[WRITTEN PROBLEM] Leave out all pictures. Return exactly the lines from the top of the material through the line containing "(0,0) rectangle (1480,457);".

[MATERIAL]
──────────────────────────────

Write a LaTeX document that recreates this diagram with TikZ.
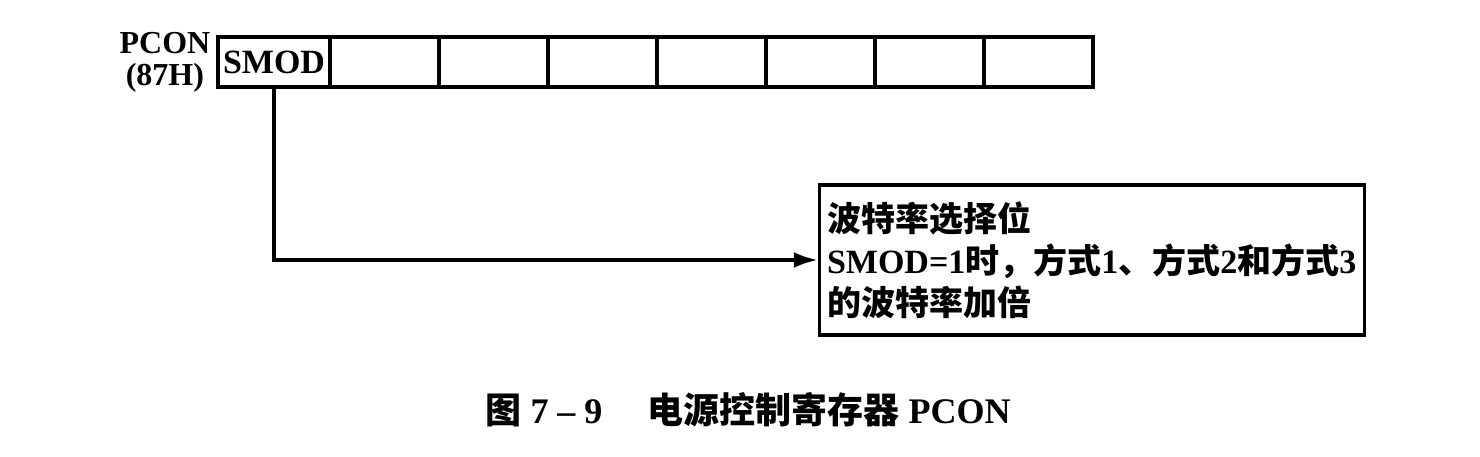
\documentclass[tikz,border=0pt]{standalone}
\usepackage{fontspec}
\setmainfont{Liberation Serif}
\newfontfamily\cjk{Noto Sans CJK SC}
\usetikzlibrary{arrows.meta,positioning}
\newcommand{\zh}[1]{{\cjk\bfseries #1}}

\begin{document}
\begin{tikzpicture}[x=1pt, y=-1pt, >={Latex[length=24pt,width=16pt]}, line width=3.5pt]
  \tikzstyle{cell} = [rectangle, draw, line width=4.5pt, outer sep=0pt, inner sep=0pt, minimum width=109pt, minimum height=50pt, font=\fontsize{34}{34}\selectfont\bfseries]
  \tikzstyle{note} = [rectangle, draw, minimum width=545pt, minimum height=150pt, text width=530pt, align=left, inner sep=7pt, font=\fontsize{34}{42}\selectfont\bfseries]
  \useasboundingbox (0,0) rectangle (1480,457);

  % register cells, bit 7 down to bit 0
  \node[cell, minimum width=112pt] (b7) at (274,62) {SMOD};
  \foreach \i/\j in {6/7,5/6,4/5,3/4,2/3,1/2,0/1}
    \node[cell, right=0pt of b\j] (b\i) {};
  \node[left=6pt of b7, align=center, inner sep=0pt, font=\fontsize{32}{32}\selectfont\bfseries] (pcon) {PCON\\(87H)};

  \node[note] (desc) at (1092,260) {\zh{波特率选择位}\\
    SMOD=1\zh{时，方式}1\zh{、方式}2\zh{和方式}3\\
    \zh{的波特率加倍}};

  \draw[->] (b7.south) |- (desc.west);

  \node[font=\fontsize{36}{36}\selectfont\bfseries] (caption) at (748,410) {\zh{图} 7 – 9\hspace{45pt}\zh{电源控制寄存器} PCON};
\end{tikzpicture}
\end{document}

──────────────────────────────

[ANSWER FOR THIS EXERCISE]
Write a LaTeX document that recreates this diagram with TikZ.
\documentclass[tikz,border=0pt]{standalone}
\usepackage{fontspec}
\setmainfont{Liberation Serif}
\newfontfamily\cjk{Noto Sans CJK SC}
\usetikzlibrary{arrows.meta,positioning}
\newcommand{\zh}[1]{{\cjk\bfseries #1}}

\begin{document}
\begin{tikzpicture}[x=1pt, y=-1pt, >={Latex[length=24pt,width=16pt]}, line width=3.5pt]
  \tikzstyle{cell} = [rectangle, draw, line width=4.5pt, outer sep=0pt, inner sep=0pt, minimum width=109pt, minimum height=50pt, font=\fontsize{34}{34}\selectfont\bfseries]
  \tikzstyle{note} = [rectangle, draw, minimum width=545pt, minimum height=150pt, text width=530pt, align=left, inner sep=7pt, font=\fontsize{34}{42}\selectfont\bfseries]
  \useasboundingbox (0,0) rectangle (1480,457);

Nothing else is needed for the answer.